On Mon, Oct 29, 2012 at 6:29 AM, Radek Machulka
<radek.machu...@gmail.com> wrote:
> Hi,
>
> is there a way how to save more arrays into single npy (npz if possible) file
> in loop? Something like:
>
> fw = open('foo.bar', 'wb')
> while foo:
>         arr = np.array(bar)
>         np.savez_compressed(fw, arr)
> fw.close()
>
> Or some workaround maybe? I go through hundreds of thousands arrays and can
> not keep them in memory. Yes, I can save each array into single file, but I
> would better have them all in single one.
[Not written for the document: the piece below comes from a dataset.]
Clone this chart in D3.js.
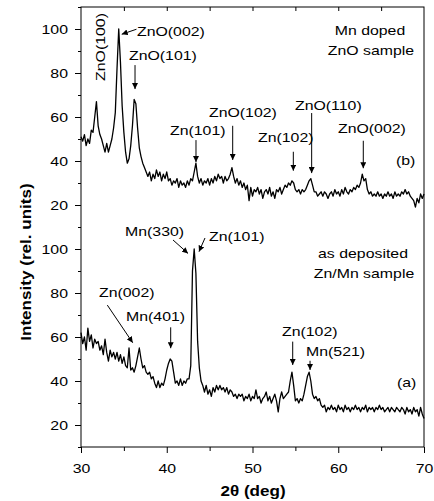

Note that you can save several npy arrays into a single file
descriptor. The NPY format is smart enough that given the header,
numpy.load() knows how many items to load. Moreover, if passed an open
file object, numpy.load() leaves its cursor position intact, such that
something like this works:

In [1]: import numpy as np

In [2]: f = open('x.dat', 'wb')

In [3]: np.save(f, np.arange(5))

In [4]: np.save(f, np.arange(10))

In [5]: f.close()

In [6]: with open('x.dat', 'rb') as f:
   ...:     while True:
   ...:         try:
   ...:             print np.load(f)
   ...:         except IOError:
   ...:             break
   ...:
[0 1 2 3 4]
[0 1 2 3 4 5 6 7 8 9]

This is something of a hack. You could do better than catching the
IOError, e.g. saving a 0d array containing the number of forthcoming
arrays, or a sentinel array containing "None" at the end to indicate
there are no more real arrays to serialize.

Like Pauli said, it's probably worthwhile to consider HDF5.